Stablecoin
A cryptocurrency designed to maintain a stable value by pegging its price to an external asset like the US dollar, combining the stability of fiat currency with the utility of crypto.
A stablecoin is a type of cryptocurrency whose value is pegged to a reference asset — most commonly the US dollar — to minimize price volatility. Stablecoins serve as the backbone of the crypto economy, providing a stable medium of exchange and store of value that enables trading, lending, and payments without exposure to crypto's characteristic price swings. There are four main types: (1) Fiat-collateralized stablecoins (USDT, USDC) backed 1:1 by reserves of fiat currency or equivalent assets held by a centralized issuer, (2) Crypto-collateralized stablecoins (DAI) backed by overcollateralized crypto assets managed by smart contracts, (3) Algorithmic stablecoins that maintain their peg through algorithmic supply adjustments, and (4) Commodity-collateralized stablecoins backed by gold or other commodities.

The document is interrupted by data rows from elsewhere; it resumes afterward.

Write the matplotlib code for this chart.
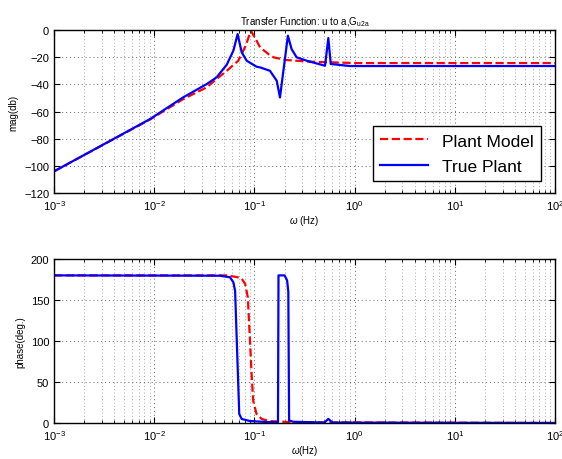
import matplotlib
matplotlib.use("Agg")
import matplotlib.pyplot as plt
import numpy as np
from matplotlib.ticker import LogLocator, NullFormatter

plt.rcParams["font.family"] = ["Liberation Sans", "DejaVu Sans"]
plt.rcParams["mathtext.fontset"] = "custom"
plt.rcParams["mathtext.rm"] = "Liberation Sans"
plt.rcParams["mathtext.it"] = "Liberation Sans:italic"

# magnitude, true plant
f_mag_true = [1e-3, 0.0091, 0.0195, 0.0334, 0.042, 0.053, 0.0617, 0.068, 0.0747, 0.0838,
              0.105, 0.114, 0.143, 0.167, 0.18, 0.216, 0.235, 0.264, 0.333, 0.507,
              0.547, 0.578, 0.9, 100.0]
mag_true = [-104, -65.5, -49.5, -39.8, -34.8, -25.5, -15.2, -3, -16.4, -22.6,
            -27, -27.5, -30, -37.3, -49.6, -4.2, -14, -20.1, -22.6, -26.3,
            -5.9, -25, -26.5, -26.5]

# magnitude, plant model
f_mag_model = [1e-3, 0.0091, 0.0195, 0.0334, 0.042, 0.053, 0.069, 0.082, 0.092, 0.103,
               0.114, 0.138, 0.155, 0.21, 0.359, 1.0, 100.0]
mag_model = [-104, -65.8, -50.8, -42.2, -36, -30, -22.6, -11.5, -0.5, -6.6,
             -12.8, -17.7, -20.1, -22.1, -23.3, -24.3, -24.3]

# phase, true plant
f_ph_true = [1e-3, 0.045, 0.057, 0.0617, 0.0642, 0.0706, 0.0747, 0.09, 0.14, 0.172,
             0.174, 0.2, 0.212, 0.218, 0.222, 0.245, 0.5, 0.547, 0.6, 100.0]
ph_true = [180, 179.6, 177.7, 171.6, 161, 11, 4.9, 2.4, 1, 1,
           180, 180, 174, 160, 3, 1.5, 0.5, 5, 0.5, 0]

# phase, plant model
f_ph_model = [1e-3, 0.053, 0.0667, 0.0747, 0.081, 0.086, 0.09, 0.0937, 0.0973, 0.105,
              0.118, 0.14, 0.25, 100.0]
ph_model = [180, 180, 178, 176, 169.5, 153, 105, 60, 27, 11,
            5, 2.4, 0.8, 0]


def style_axes(ax):
    ax.set_xscale("log")
    ax.set_xlim(1e-3, 1e2)
    ax.xaxis.set_major_locator(LogLocator(base=10, numticks=10))
    ax.xaxis.set_minor_locator(LogLocator(base=10, subs=np.arange(2, 10), numticks=10))
    ax.xaxis.set_minor_formatter(NullFormatter())
    ax.tick_params(which="both", direction="in", top=True, right=True, labelsize=8)
    ax.tick_params(which="major", length=4)
    ax.tick_params(which="minor", length=2)
    ax.grid(True, which="major", linestyle=(0, (1, 3)), color="0.4", linewidth=0.7)
    ax.grid(True, which="minor", axis="x", linestyle=(0, (1, 3)), color="0.55", linewidth=0.6)
    for s in ax.spines.values():
        s.set_linewidth(1.0)


fig = plt.figure(figsize=(5.62, 4.6), dpi=100)
ax1 = fig.add_axes([0.0961, 0.578, 0.8914, 0.3546])
ax2 = fig.add_axes([0.0961, 0.0783, 0.8914, 0.3565])

ax1.plot(f_mag_model, mag_model, "r--", lw=1.6, label="Plant Model")
ax1.plot(f_mag_true, mag_true, "b-", lw=1.6, label="True Plant")
style_axes(ax1)
ax1.set_ylim(-120, 0)
ax1.set_yticks(np.arange(-120, 1, 20))
ax1.set_ylabel("mag(db)", fontsize=7)
ax1.set_xlabel(r"$\omega$ (Hz)", fontsize=7, labelpad=1)
ax1.set_title(r"Transfer Function: u to a,G$_{\mathrm{u2a}}$", fontsize=7, pad=4)
leg = ax1.legend(loc="lower right", bbox_to_anchor=(0.972, 0.074), fontsize=12.5,
                 handlelength=2.8, fancybox=False, edgecolor="black", framealpha=1,
                 borderpad=0.4, labelspacing=0.6, borderaxespad=0)
leg.get_frame().set_linewidth(1.0)

ax2.plot(f_ph_model, ph_model, "r--", lw=1.6)
ax2.plot(f_ph_true, ph_true, "b-", lw=1.6)
style_axes(ax2)
ax2.set_ylim(0, 200)
ax2.set_yticks(np.arange(0, 201, 50))
ax2.set_ylabel("phase(deg.)", fontsize=7)
ax2.set_xlabel(r"$\omega$(Hz)", fontsize=7, labelpad=1)

fig.savefig("out.png", dpi=100)
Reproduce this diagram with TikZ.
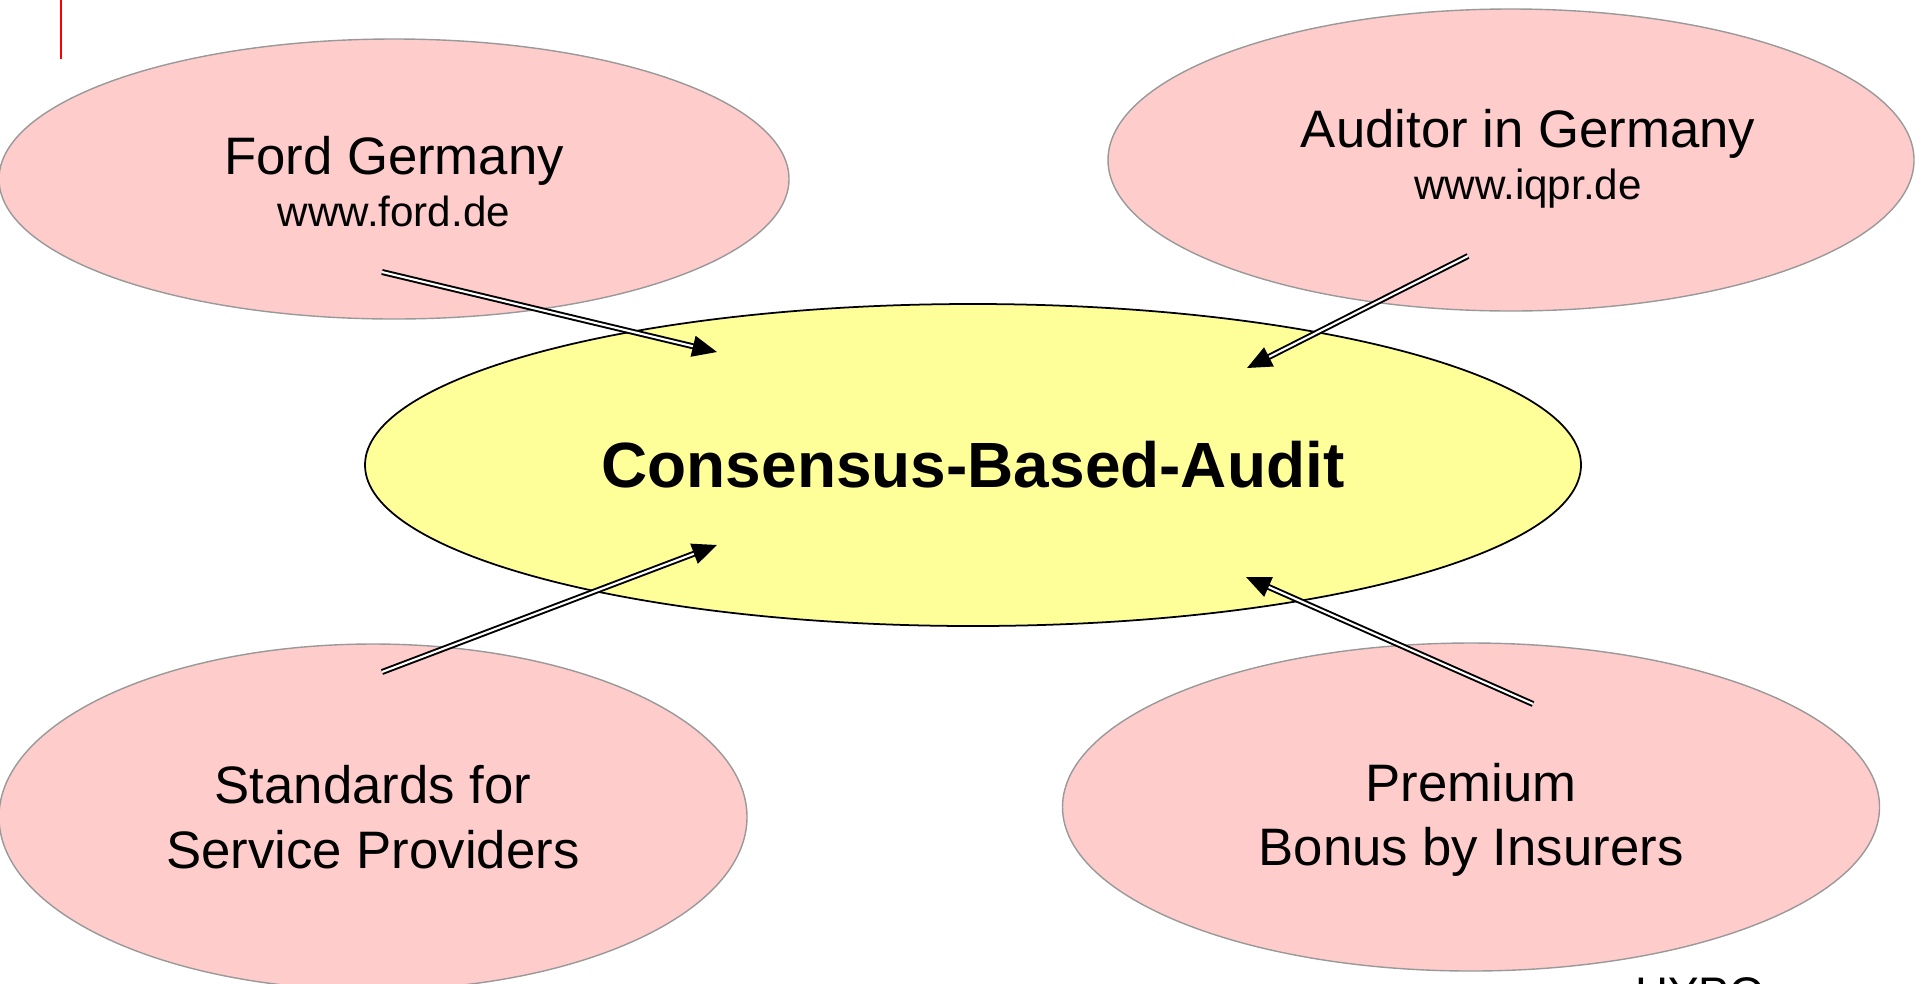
\documentclass[tikz,border=0pt]{standalone}
\usepackage{fontspec}
\setmainfont{Liberation Sans}
\usetikzlibrary{shapes.geometric}
\usetikzlibrary{arrows.meta}
\usetikzlibrary{positioning}
\definecolor{party-fill}{HTML}{FFCCCC}
\definecolor{party-line}{HTML}{999999}
\definecolor{audit-fill}{HTML}{FFFF99}
\newcommand{\bigtext}{\fontsize{15}{18.4}\selectfont}
\newcommand{\urltext}{\fontsize{12}{14.2}\selectfont}

\begin{document}
\begin{tikzpicture}[font=\bigtext,
  text only/.style={inner sep=0pt, align=center},
  party/.style={draw=party-line, line width=0.4pt, fill=party-fill, ellipse, inner sep=0pt},
  hub/.style={draw=black, line width=0.5pt, fill=audit-fill, ellipse, inner sep=0pt, align=center},
  feed/.style={draw=black, double, line width=0.55pt, double distance=0.6pt, -{Triangle[length=7pt, width=6pt]}}]
\useasboundingbox (0,0) rectangle (19.15,9.83);
\draw[red, line width=0.6pt] (0.61,9.83) -- (0.61,9.24);
\foreach \name/\x/\y/\rx/\ry/\dx/\dy/\txt in {
    ford/3.94/8.04/3.95/1.40/0/-0.03/{Ford Germany\\[-3.6pt]\urltext www.ford.de},
    auditor/15.11/8.23/4.03/1.51/0.17/0.01/{Auditor in Germany\\[-3.6pt]\urltext www.iqpr.de},
    standards/3.73/1.66/3.74/1.73/0/0/{Standards for\\Service Providers},
    premium/14.71/1.76/4.085/1.64/0/-0.13/{Premium\\Bonus by Insurers}} {
  \node[party, minimum width=2*\rx cm, minimum height=2*\ry cm]
    (\name)
    at (\x, \y)
    {};
  \node[text only]
    (\name-text)
    at (\x+\dx, \y+\dy)
    {\txt};
}
\node[hub, minimum width=12.16cm, minimum height=3.22cm, font=\fontsize{18.2}{20}\selectfont\bfseries]
  (cba)
  at (9.73, 5.18)
  {Consensus-Based-Audit};
\node[anchor=base west, font=\fontsize{13}{13}\selectfont]
  (hypo)
  at (16.23, -0.26)
  {HYPO};
% arrow ends
\coordinate (ford-tail) at (3.82, 7.11);
\coordinate (cba-nw) at (7.17, 6.31);
\coordinate (auditor-tail) at (14.68, 7.27);
\coordinate (cba-ne) at (12.47, 6.15);
\coordinate (standards-tail) at (3.82, 3.11);
\coordinate (cba-sw) at (7.17, 4.38);
\coordinate (premium-tail) at (15.33, 2.79);
\coordinate (cba-se) at (12.46, 4.06);
\foreach \from/\to in {ford-tail/cba-nw, auditor-tail/cba-ne, standards-tail/cba-sw, premium-tail/cba-se}
  \draw[feed] (\from) -- (\to);
\end{tikzpicture}
\end{document}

As of 2026, the total stablecoin market cap exceeds $250 billion, with USDT ($140B+) and USDC ($70B+) dominating. Stablecoins are the primary settlement layer for crypto trading, the preferred medium for cross-border payments, and increasingly used for real-world commerce. They are also the subject of intense regulatory focus globally, with the EU's MiCA framework and proposed US legislation establishing comprehensive stablecoin regulation.